Thanks Chris as I am sure you helped many people new with the Explorers understand why we don't use the learn mode that much if we want the deep coins that others have missed.

Rick
 
I would only use the programming when looking for one particular target,example> your Wife/girl friend losses one of her earrings. You start with a black screen, learn the other earring to the Explorer and usually that will be the only thing that sounds off when and if the coil goes over it.
I use the learn screen for notching trouble targets out if and when I ever do decide to hunt with anything other than a wide open screen -16.

About those one way hits that seem to disappear and hard to pinpoint, when that happens you can pretty much depend on it being iron or trash. Good targets stay put when you pinpoint them, plain and simple.

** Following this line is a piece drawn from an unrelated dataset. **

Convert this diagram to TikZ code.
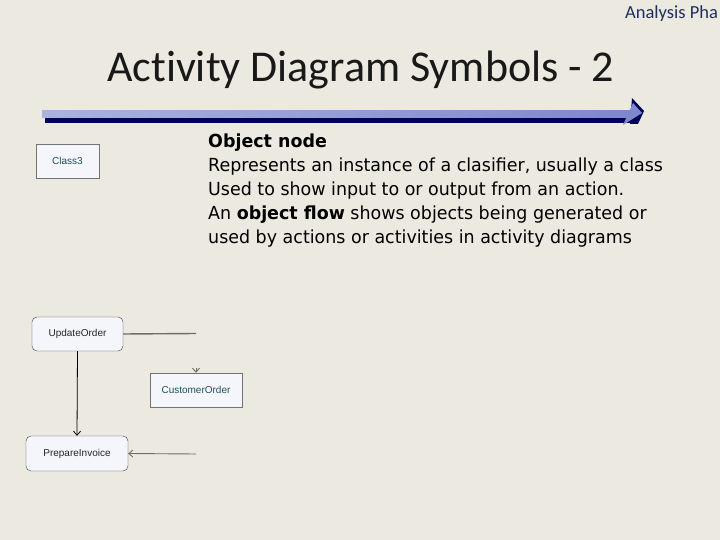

Good advise has already been given by the other guys, just thought I'd add my 2 cents worth.
H.H.
Mike
 
I also turned the coins on edge to cover that situation as well, those numbers change when a coin is on edge, I also noticed when you throw iron trash in the mix at the same time the cond number stays about 27-29 on silver but the ferrous goes from 00 to 01 02 03 04, so a nail and a silver quarter come in at 03-28 instead of 00-28. Maybe a note of warning for the people using disc screen instead of the numbers. This is on my SE by the way.
 
Discrimination will kill depth..Only two I know of that won't are a CZ and a Wilson...Run it wide open, its noisy but audio should tell you the good from the bad..As far as Conduct or Ferrous your call...
Good target that are tipped, next to trash, extremely deep may only give you a one way signal so those that investigate especially if its slow get the ones others miss....
 
Blank your discrimination. Set recovery to smooth. That should smooth it out for you. Hunt with full screen digital hunt by tone.